I’m sure there are a lot of reasons for this; one is no doubt the general lack of information or news about antisemitism from non-Jewish sources, which is why I encourage everyone to seek out some Jewish educational resources or content creators, such as those I mentioned above. Another is likely that non-Jews often see Jews as privileged rather than oppressed, due to – you guessed it – age-old antisemitic conspiracy theories, as well as the fact that many (but importantly, not all) Jews are white-passing.

However, that doesn’t stop us from being subject to hate crimes – in England and Wales, Jews made up 19% of the total victims of hate crimes in the year from March 2019 to March 2020, despite comprising under 0.44% of the UK’s population.

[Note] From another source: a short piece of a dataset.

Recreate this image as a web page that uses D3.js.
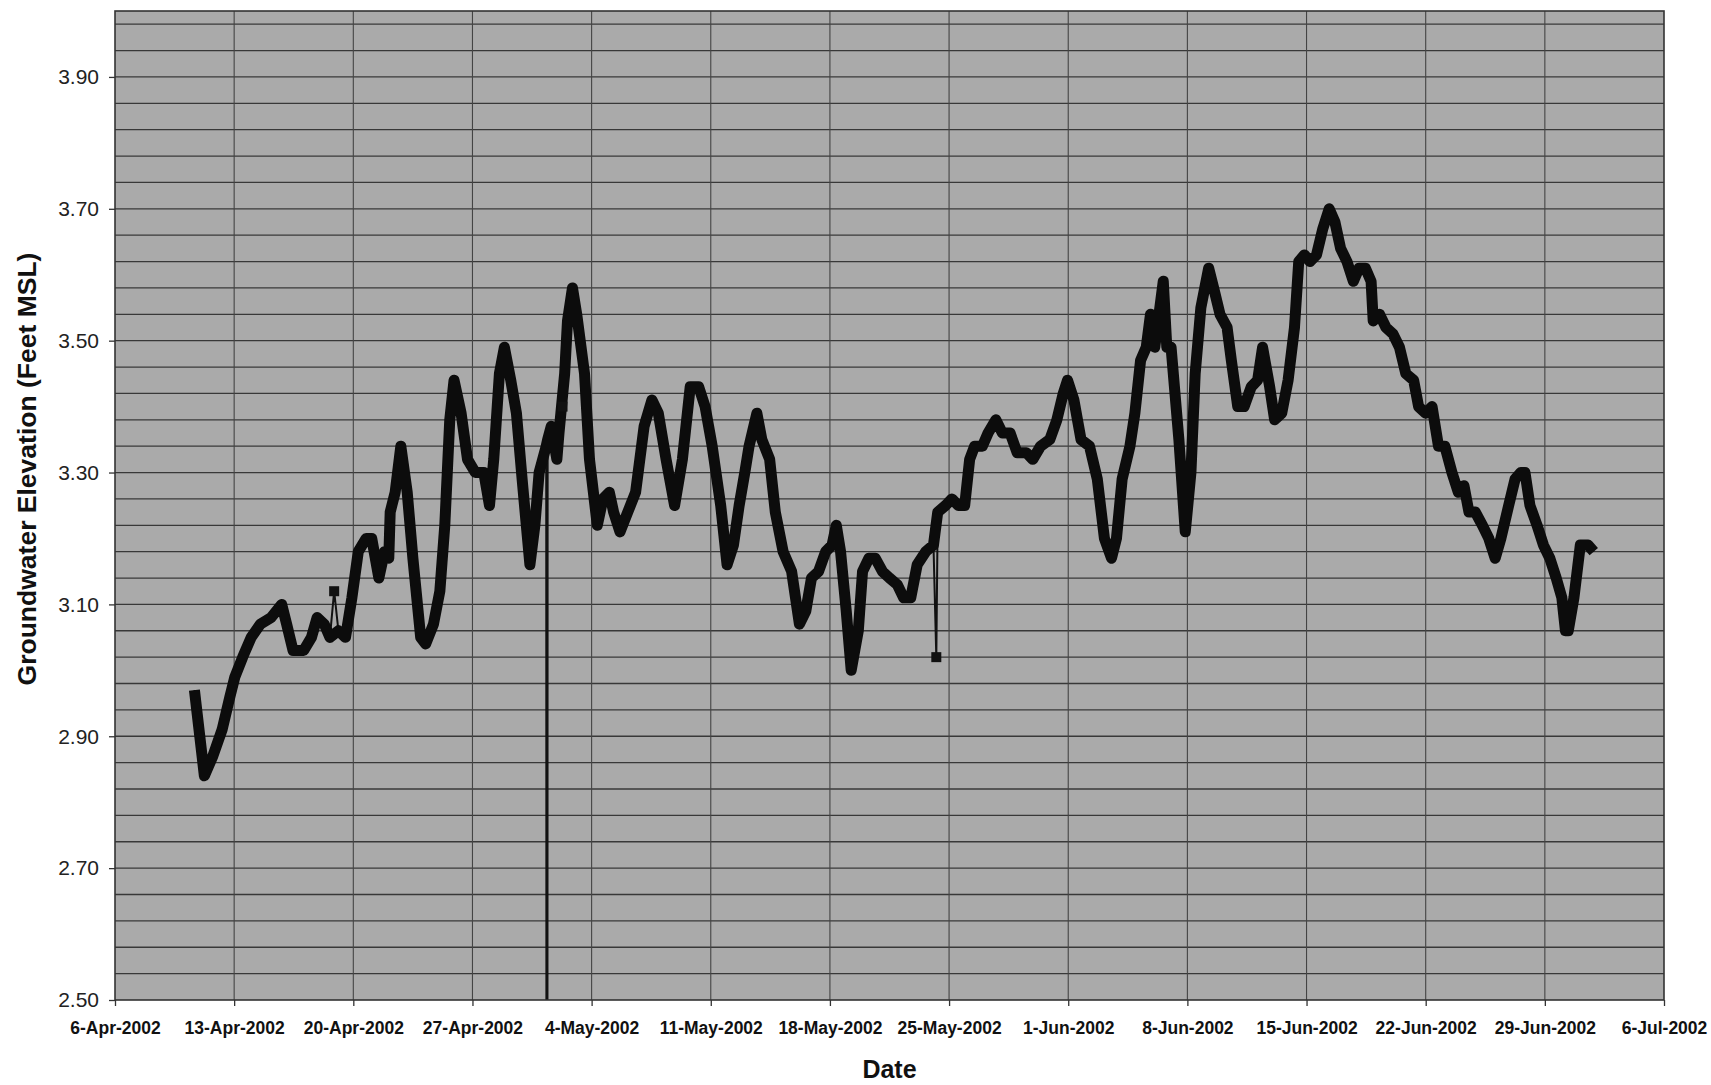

It also doesn’t prevent more covert and insidious forms of antisemitism, exhibited through social exclusion or microaggressive behaviour. Antisemitism may be distinct in some ways from other forms of racism – for example, many (though importantly not all) Jews are white-passing and therefore benefit from white privilege at the same time as being discriminated against for their Jewishness. However, antisemitism is racism nonetheless, and the prevailing implicit attitude that it’s “not as big a deal” as other forms of oppression is hurtful and misguided.

Please, non-Jews who are reading this: step up and show you care, even a little. Educate yourselves, and do some of the work for us. It’s mentally and emotionally exhausting having to deal with this and then taking it upon ourselves to educate others. I don’t want to spend more evenings arguing with strangers on the internet, on my own.